Jarvis and Williams knew each other as youths (Williams was four years younger) in Boston, where both studied with Alan Dawson. They both made their debut on record at age 17, and both were charismatic virtuosos, ready to light the music on fire.
John Fordham’s informative and helpful obituary from The Guardian mentions that Jarvis’s father and grandfather are trumpet players. According to both Horacee Arnold and Billy Hart, Jarvis’s father was Malcolm “Shorty” Jarvis, an associate of Malcolm Little in, evidently, Harlem and Boston, before Malcolm Little became Malcolm X. More on this as the situation develops!
Chet Baker Plays The Best Of Lerner and Loewe (Riverside, 1959).
A widely-heard Jarvis performance is Freddie Hubbard’s Hub Tones (Blue Note, recorded October 1962). It’s a classic album, and I’m enjoying it as I type these words, but to me Jarvis sounds somewhat reined-in overall. Good as it is, it’s not a showcase for Jarvis at his best in 1962-63.
Often Ra would record these rehearsals, documenting everything for future release, stockpiling hours of unreleased music.
Ra fought for every note, every day; NYC was no different. It was years before the Arkestra began its Monday night residency at Slug’s in the East Village, and eventually the band moved to Philadelphia, where Marshall Allen still resides.

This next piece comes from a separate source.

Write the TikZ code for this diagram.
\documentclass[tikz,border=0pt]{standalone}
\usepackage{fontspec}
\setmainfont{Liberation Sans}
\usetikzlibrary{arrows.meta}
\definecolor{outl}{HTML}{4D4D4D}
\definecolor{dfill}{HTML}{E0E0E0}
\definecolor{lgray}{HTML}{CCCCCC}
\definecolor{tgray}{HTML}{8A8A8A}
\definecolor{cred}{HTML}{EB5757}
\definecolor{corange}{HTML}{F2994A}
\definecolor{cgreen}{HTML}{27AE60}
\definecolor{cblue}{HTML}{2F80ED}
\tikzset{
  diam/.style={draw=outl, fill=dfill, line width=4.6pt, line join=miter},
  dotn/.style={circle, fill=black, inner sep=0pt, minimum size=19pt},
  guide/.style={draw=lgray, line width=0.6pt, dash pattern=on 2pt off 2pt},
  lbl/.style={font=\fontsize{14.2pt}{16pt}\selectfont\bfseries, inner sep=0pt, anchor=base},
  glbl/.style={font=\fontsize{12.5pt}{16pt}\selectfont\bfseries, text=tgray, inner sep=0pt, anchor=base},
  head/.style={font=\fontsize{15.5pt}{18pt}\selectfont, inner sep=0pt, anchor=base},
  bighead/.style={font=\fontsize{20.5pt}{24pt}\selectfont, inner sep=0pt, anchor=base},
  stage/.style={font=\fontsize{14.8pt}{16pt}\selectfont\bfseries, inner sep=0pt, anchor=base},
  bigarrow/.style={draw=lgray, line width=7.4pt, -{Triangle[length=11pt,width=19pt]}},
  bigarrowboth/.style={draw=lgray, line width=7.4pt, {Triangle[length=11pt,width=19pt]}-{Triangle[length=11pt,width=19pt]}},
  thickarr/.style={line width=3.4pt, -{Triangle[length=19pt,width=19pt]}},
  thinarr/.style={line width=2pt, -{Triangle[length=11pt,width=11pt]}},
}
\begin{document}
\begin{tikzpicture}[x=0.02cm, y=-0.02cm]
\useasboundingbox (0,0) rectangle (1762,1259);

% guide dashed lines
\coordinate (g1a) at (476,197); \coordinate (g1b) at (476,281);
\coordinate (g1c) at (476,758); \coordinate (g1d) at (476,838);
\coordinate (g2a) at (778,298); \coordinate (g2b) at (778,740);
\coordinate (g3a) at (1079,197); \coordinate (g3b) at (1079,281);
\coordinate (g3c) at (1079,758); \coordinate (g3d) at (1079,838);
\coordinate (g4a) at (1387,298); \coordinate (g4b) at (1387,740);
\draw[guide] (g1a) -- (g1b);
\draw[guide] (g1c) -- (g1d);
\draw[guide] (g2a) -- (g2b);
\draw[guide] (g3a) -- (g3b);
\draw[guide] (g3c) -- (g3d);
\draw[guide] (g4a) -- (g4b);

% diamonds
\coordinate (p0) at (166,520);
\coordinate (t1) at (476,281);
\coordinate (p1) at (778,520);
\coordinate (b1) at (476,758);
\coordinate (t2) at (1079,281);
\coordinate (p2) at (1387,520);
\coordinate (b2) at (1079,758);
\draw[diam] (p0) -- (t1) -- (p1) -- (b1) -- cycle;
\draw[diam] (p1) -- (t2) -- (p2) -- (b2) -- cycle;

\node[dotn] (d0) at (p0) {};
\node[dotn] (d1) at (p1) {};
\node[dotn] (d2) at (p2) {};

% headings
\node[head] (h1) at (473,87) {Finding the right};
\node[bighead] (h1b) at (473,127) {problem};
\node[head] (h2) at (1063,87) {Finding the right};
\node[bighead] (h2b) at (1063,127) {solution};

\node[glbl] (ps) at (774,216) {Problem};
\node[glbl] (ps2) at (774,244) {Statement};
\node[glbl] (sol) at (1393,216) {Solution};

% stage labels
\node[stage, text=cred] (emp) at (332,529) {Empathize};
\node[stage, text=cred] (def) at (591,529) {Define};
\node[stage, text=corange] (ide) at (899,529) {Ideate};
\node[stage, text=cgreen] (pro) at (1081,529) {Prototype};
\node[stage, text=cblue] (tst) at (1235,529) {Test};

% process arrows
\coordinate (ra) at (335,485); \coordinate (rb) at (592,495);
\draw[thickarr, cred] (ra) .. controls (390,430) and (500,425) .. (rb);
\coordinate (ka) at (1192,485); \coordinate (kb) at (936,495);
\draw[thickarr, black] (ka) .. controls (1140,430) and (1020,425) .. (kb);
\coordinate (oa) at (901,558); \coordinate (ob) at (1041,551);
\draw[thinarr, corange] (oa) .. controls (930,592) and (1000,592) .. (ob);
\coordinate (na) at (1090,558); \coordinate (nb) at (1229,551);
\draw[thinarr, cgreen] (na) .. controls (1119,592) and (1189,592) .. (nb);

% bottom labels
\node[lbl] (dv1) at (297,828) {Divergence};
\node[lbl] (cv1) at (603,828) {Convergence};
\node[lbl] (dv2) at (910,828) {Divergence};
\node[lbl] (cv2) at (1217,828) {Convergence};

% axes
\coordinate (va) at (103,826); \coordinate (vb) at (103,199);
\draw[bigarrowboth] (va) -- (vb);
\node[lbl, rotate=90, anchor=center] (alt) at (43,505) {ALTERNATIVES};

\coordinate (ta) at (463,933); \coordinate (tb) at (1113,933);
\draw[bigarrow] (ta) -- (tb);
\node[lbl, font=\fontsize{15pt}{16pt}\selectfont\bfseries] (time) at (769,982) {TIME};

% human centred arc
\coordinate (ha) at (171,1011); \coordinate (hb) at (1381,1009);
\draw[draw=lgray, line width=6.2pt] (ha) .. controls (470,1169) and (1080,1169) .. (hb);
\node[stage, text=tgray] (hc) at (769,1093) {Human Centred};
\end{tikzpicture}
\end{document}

Sun Ra was so ahead of his time— Bandcamp is the best place to get his music, and he seemed to be recording with something like Bandcamp in mind in the Sixties.

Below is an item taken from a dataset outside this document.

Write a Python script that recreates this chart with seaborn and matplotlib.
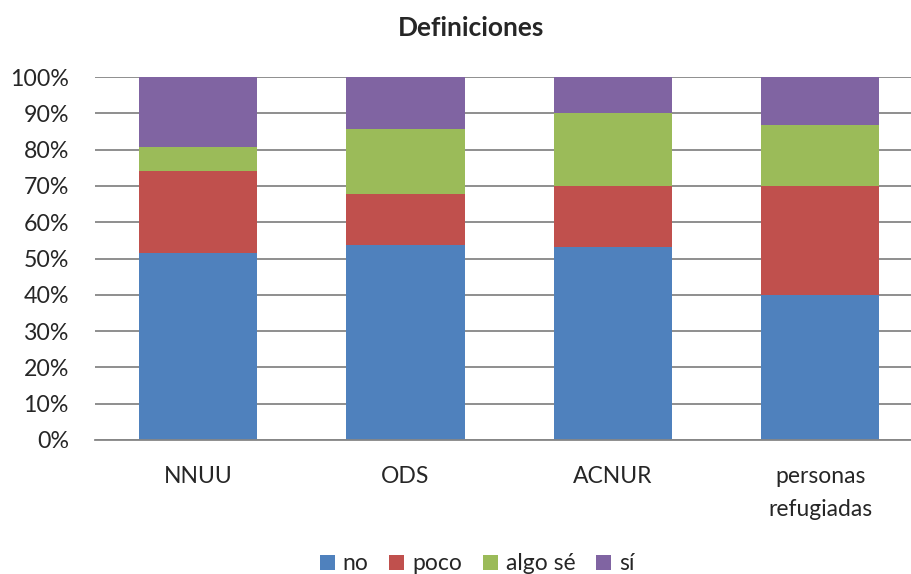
import numpy as np
import pandas as pd
import matplotlib
matplotlib.use("Agg")
import matplotlib.pyplot as plt
from matplotlib.patches import Patch
import seaborn as sns

# data (share of answers, %)
categories = ["NNUU", "ODS", "ACNUR", "personas\nrefugiadas"]
series_names = ["no", "poco", "algo sé", "sí"]
no = [51.6, 53.6, 53.3, 40.0]
poco = [22.6, 14.3, 16.7, 30.0]
algo = [6.5, 17.9, 20.0, 16.7]
si = [19.3, 14.2, 10.0, 13.3]
colors = ["#4F81BD", "#C0504D", "#9BBB59", "#8064A2"]

sns.set_theme(style="white")
plt.rcParams["font.family"] = ["Lato", "DejaVu Sans"]

# cumulative tops for stacking
stack = np.cumsum(np.array([no, poco, algo, si]), axis=0)
df = pd.DataFrame(stack.T, columns=series_names)
df["cat"] = categories

fig = plt.figure(figsize=(9.11, 5.74), dpi=100)
ax = fig.add_axes([94.5 / 911, 1 - 440 / 574, (924 - 94.5) / 911, 363 / 574])

# draw from tallest layer down so each shorter bar sits on top
for name, col in zip(series_names[::-1], colors[::-1]):
    sns.barplot(data=df, x="cat", y=name, color=col, width=0.57,
                saturation=1, ax=ax, edgecolor="none")

ax.set_xlim(-0.5, 3.5)
ax.set_ylim(0, 100)
ax.set_yticks(np.arange(0, 101, 10))
ax.set_yticklabels([f"{v}%" for v in range(0, 101, 10)], fontsize=16.7)
ax.yaxis.grid(True, color="#868686", linewidth=1.3)
ax.set_axisbelow(True)
ax.set_xlabel("")
ax.set_ylabel("")
for s in ["left", "right", "top"]:
    ax.spines[s].set_visible(False)
ax.spines["bottom"].set_color("#868686")
ax.spines["bottom"].set_linewidth(1.3)
ax.tick_params(axis="y", length=0, pad=18.5)
ax.tick_params(axis="x", length=0, pad=19, labelsize=16.5)
for lab in ax.get_xticklabels():
    lab.set_linespacing(1.7)

fig.text(471.5 / 911, 1 - 28 / 574, "Definiciones", ha="center", va="center",
         fontsize=19, fontweight="bold")

handles = [Patch(facecolor=c, edgecolor="none") for c in colors]
fig.legend(handles, series_names, loc="center", ncol=4,
           bbox_to_anchor=(477 / 911, 1 - 564 / 574), frameon=False,
           fontsize=16.5, handlelength=0.65, handleheight=0.65,
           handletextpad=0.35, columnspacing=0.9)

fig.savefig("out.png", dpi=100)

All four tunes were released on a Nineties Sun Ra release called, simply, Standards (1201 Music). It’s a great album, includes a duo of Sun Ra and Wilbur Ware on the Tommy Dorsey ballad “Can This Be Love” from when Ra was known as Sonny Blount, and is streaming on all the major services. Sun Ra was the low-budget, high-innovation alternative to all the great jazz being released on Impulse, Atlantic, and Columbia at the time.
The only video I’ve found of Jarvis is a few frames in a Ra video from that year. But thanks to reader Tom Gsteiger, I’ve been alerted to two full-length Archie Shepp concerts from the late Seventies, featuring Jarvis: here’s 1978, and here’s 1977. (More on these later.)
The Lord Discography lists nothing of Jarvis after 1991, save a keyboard credit in 1995.
Great informative article again. Thanks. Re. Malcolm ‘Shorty’ Jarvis: he certainly was Clifford’s father and the associate of MalcolmX played in Spike Lee’s movie, ‘Malcolm X’, by Lee himself. Points of interest: 1. Malcolm ‘Shorty’ Jarvis, was not short and his nickname had nothing to do with his stature, ironically or otherwise. I’m sure Horacee Arnold and Billy Hart, who informed you of the connection to Clifford will know the origin of his nickname. 2. Tony Williams has referred to playing with Malcolm ‘Shorty’ Jarvis and to him being his father’s (Tillman) best friend.
This is awesome. I've loved Ra for years, but know little about his excellent band, besides Marshall Allen.